## Task to carry out
Only the lines from the start of the data through the line containing "from matplotlib.ticker import" should be written out, exactly as they are, with both ends included and the pictures left out.

[Data listing]
* * *

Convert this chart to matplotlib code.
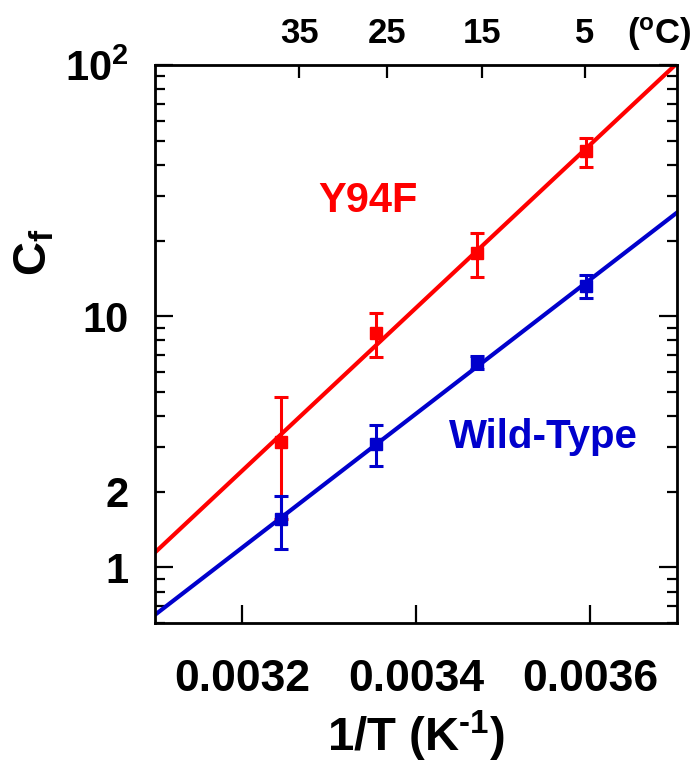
import numpy as np
import matplotlib
matplotlib.use("Agg")
import matplotlib.pyplot as plt
from matplotlib.ticker import FixedLocator, FuncFormatter, LogLocator

plt.rcParams['font.family'] = ['Liberation Sans', 'DejaVu Sans']
plt.rcParams['font.weight'] = 'bold'
plt.rcParams['mathtext.fontset'] = 'custom'
plt.rcParams['mathtext.rm'] = 'Liberation Sans:bold'
plt.rcParams['mathtext.bf'] = 'Liberation Sans:bold'
plt.rcParams['mathtext.it'] = 'Liberation Sans:bold'
plt.rcParams['mathtext.default'] = 'bf'

# ---- data ----
temps_C = [35, 25, 15, 5]
y94f_cf = [3.15, 8.6, 17.9, 45.3]
y94f_err = [1.6, 1.7, 3.6, 6.0]
wt_cf = [1.55, 3.1, 6.56, 13.2]
wt_err = [0.37, 0.57, 0.4, 1.4]

x_ticks = [0.0032, 0.0034, 0.0036]
x_tick_labels = ['0.0032', '0.0034', '0.0036']
top_tick_pos = [0.003266, 0.003367, 0.003476, 0.003594]
top_tick_labels = ['35', '25', '15', '5']

red = '#ff0000'
blue = '#0000cc'

inv_T = 1.0 / (np.array(temps_C) + 273.15)

fig = plt.figure(figsize=(6.93, 7.66), dpi=100)
ax = fig.add_axes([155/693, 1-623/766, 522/693, 558/766])

xlim = (0.0031, 0.0037)
xx = np.linspace(xlim[0], xlim[1], 200)
for cf, err, col in [(y94f_cf, y94f_err, red), (wt_cf, wt_err, blue)]:
    p = np.polyfit(inv_T, np.log10(cf), 1)
    ax.plot(xx, 10**np.polyval(p, xx), color=col, lw=3.0, zorder=2)
    ax.errorbar(inv_T, cf, yerr=err, fmt='s', color=col, ms=8.5, elinewidth=2.2,
                capsize=5, capthick=2.2, zorder=3)

ax.set_yscale('log')
ax.set_xlim(*xlim)
ax.set_ylim(0.6, 100)

ax.set_xticks(x_ticks)
ax.set_xticklabels(x_tick_labels)
ax.yaxis.set_major_locator(FixedLocator([1, 10, 100]))
ax.yaxis.set_major_formatter(FuncFormatter(lambda v, p: {1: '1', 10: '10', 100: '$10^2$'}.get(int(round(v)), '')))
ax.yaxis.set_minor_locator(LogLocator(base=10, subs=np.arange(2, 10)))
ax.yaxis.set_minor_formatter(FuncFormatter(lambda v, p: '2' if abs(v - 2) < 1e-6 else ''))

ax.tick_params(axis='x', which='major', direction='in', length=13, width=1.6,
               labelsize=32, pad=26, top=False)
ax.tick_params(axis='y', which='major', direction='in', length=13, width=1.6,
               labelsize=30, pad=19, right=True)
ax.tick_params(axis='y', which='minor', direction='in', length=7, width=1.6,
               labelsize=30, pad=19, right=True)
for s in ax.spines.values():
    s.set_linewidth(2.0)

ax2 = ax.twiny()
ax2.set_xlim(*xlim)
ax2.set_xticks(top_tick_pos)
ax2.set_xticklabels(top_tick_labels)
ax2.tick_params(axis='x', direction='in', length=9, width=1.6, labelsize=25, pad=11)
fig.text(659/693, 1-34/766, '($^{o}$C)', fontsize=25, ha='center', va='center', fontweight='bold')

ax.text(0.003345, 28.7, 'Y94F', color=red, fontsize=30, fontweight='bold', ha='center', va='center')
ax.text(0.003546, 3.3, 'Wild-Type', color=blue, fontsize=29, fontweight='bold', ha='center', va='center')

fig.text(35/693, 1-252/766, 'C$_f$', rotation=90, fontsize=34, ha='center', va='center')
fig.text(416/693, 1-736/766, '1/T (K$^{\\text{-}1}$)', fontsize=34, ha='center', va='center')

fig.savefig('out.png', dpi=100)
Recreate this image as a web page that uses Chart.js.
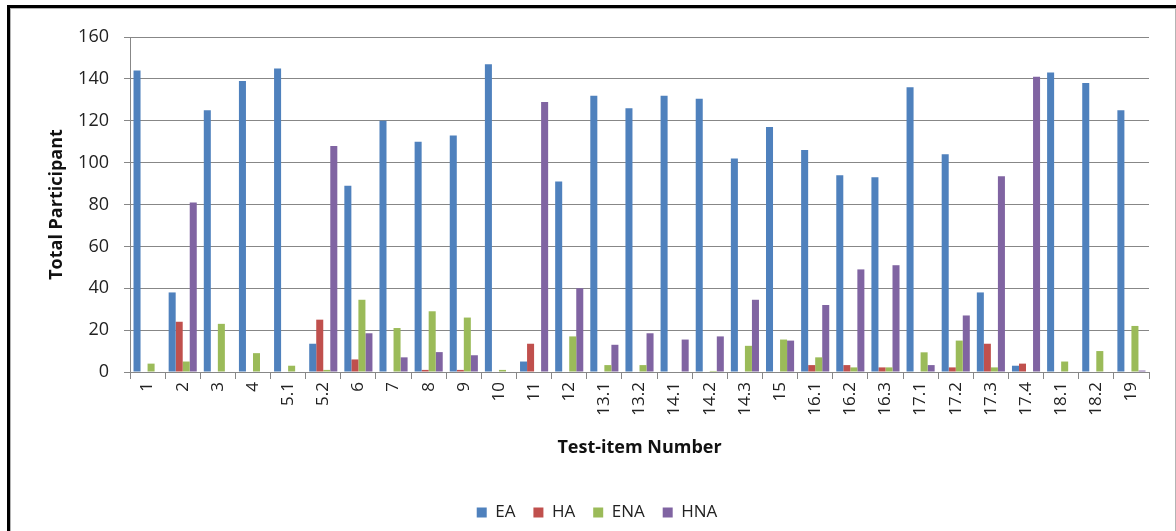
<!DOCTYPE html>
<html>
<head>
<meta charset="utf-8">
<script src="https://cdn.jsdelivr.net/npm/chart.js@4/dist/chart.umd.min.js"></script>
<style>
  html, body { margin: 0; padding: 0; background: #fff; width: 1176px; height: 531px; overflow: hidden; }
  .frame { position: absolute; left: 7px; top: 5px; right: 0; bottom: -10px;
           border-top: 3px solid #000; border-left: 3px solid #000; }
  .inner { position: absolute; left: 10px; top: 8px; width: 1164px; height: 540px;
           border: 1px solid #b4b4b4; border-bottom: none; }
  #chart { position: absolute; left: 0; top: 0; }
</style>
</head>
<body>
<div class="frame"></div>
<div class="inner"></div>
<canvas id="chart" width="1176" height="531"></canvas>
<script>
// items tested
const labels = ["1", "2", "3", "4", "5.1", "5.2", "6", "7", "8", "9", "10", "11", "12",
  "13.1", "13.2", "14.1", "14.2", "14.3", "15", "16.1", "16.2", "16.3",
  "17.1", "17.2", "17.3", "17.4", "18.1", "18.2", "19"];

// values
const ea  = [144, 38, 125, 139, 145, 13.5, 89, 120, 110, 113, 147, 5, 91, 132, 126, 132, 130.5, 102, 117, 106, 94, 93, 136, 104, 38, 3, 143, 138, 125];
const ha  = [0, 24, 0, 0, 0, 25, 6, 0, 1, 1, 0, 13.5, 0, 0, 0, 0, 0, 0, 0, 3.3, 3.3, 2.2, 0, 2.2, 13.5, 4, 0, 0, 0];
const ena = [4, 5, 23, 9, 3, 1, 34.5, 21, 29, 26, 1, 0, 17, 3.3, 3.3, 0, 0.5, 12.5, 15.5, 7, 2.2, 2.2, 9.4, 15, 2.2, 0, 5, 10, 22];
const hna = [0, 81, 0, 0, 0, 108, 18.5, 7, 9.5, 8, 0, 129, 40, 13, 18.5, 15.5, 17, 34.5, 15, 32, 49, 51, 3.3, 27, 93.5, 141, 0, 0, 0.7];

const yTicks = [0, 20, 40, 60, 80, 100, 120, 140, 160];

const COLORS = {
  EA: "#4f81bd",
  HA: "#c0504d",
  ENA: "#9bbb59",
  HNA: "#8064a2"
};

const GRID = "#878787";
const FONT = "'Open Sans', 'Liberation Sans', sans-serif";

const mk = (label, data) => ({
  label,
  data,
  backgroundColor: COLORS[label],
  borderWidth: 0,
  categoryPercentage: 0.8,
  barPercentage: 1.0
});

new Chart(document.getElementById("chart"), {
  type: "bar",
  data: {
    labels,
    datasets: [mk("EA", ea), mk("HA", ha), mk("ENA", ena), mk("HNA", hna)]
  },
  options: {
    responsive: false,
    animation: false,
    events: [],
    layout: { padding: { left: 45, right: 27, top: 37, bottom: 0 } },
    plugins: {
      legend: {
        position: "bottom",
        labels: {
          boxWidth: 10,
          boxHeight: 10,
          padding: 18,
          color: "#222",
          font: { family: FONT, size: 17 }
        }
      },
      tooltip: { enabled: false }
    },
    scales: {
      x: {
        grid: {
          display: true,
          drawOnChartArea: false,
          drawTicks: true,
          tickLength: 7,
          color: GRID,
          offset: true
        },
        border: { color: GRID },
        ticks: {
          autoSkip: false,
          minRotation: 90,
          maxRotation: 90,
          padding: 3,
          color: "#222",
          font: { family: FONT, size: 17 }
        },
        title: {
          display: true,
          text: "Test-item Number",
          color: "#111",
          padding: { top: 0, bottom: 27 },
          font: { family: FONT, size: 18, weight: "bold" }
        },
        afterFit: (scale) => { scale.height = 114; }
      },
      y: {
        min: 0,
        max: 160,
        afterBuildTicks: (scale) => {
          scale.ticks = yTicks.map(v => ({ value: v }));
        },
        grid: {
          color: GRID,
          drawTicks: true,
          tickLength: 6
        },
        border: { color: GRID },
        ticks: {
          padding: 15,
          color: "#222",
          font: { family: FONT, size: 18 }
        },
        title: {
          display: true,
          text: "Total Participant",
          color: "#111",
          padding: { top: 1, bottom: 0 },
          font: { family: FONT, size: 18, weight: "bold" }
        },
        afterFit: (scale) => { scale.width = 85; }
      }
    }
  }
});
</script>
</body>
</html>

* * *

## Result
Convert this chart to matplotlib code.
import numpy as np
import matplotlib
matplotlib.use("Agg")
import matplotlib.pyplot as plt
from matplotlib.ticker import FixedLocator, FuncFormatter, LogLocator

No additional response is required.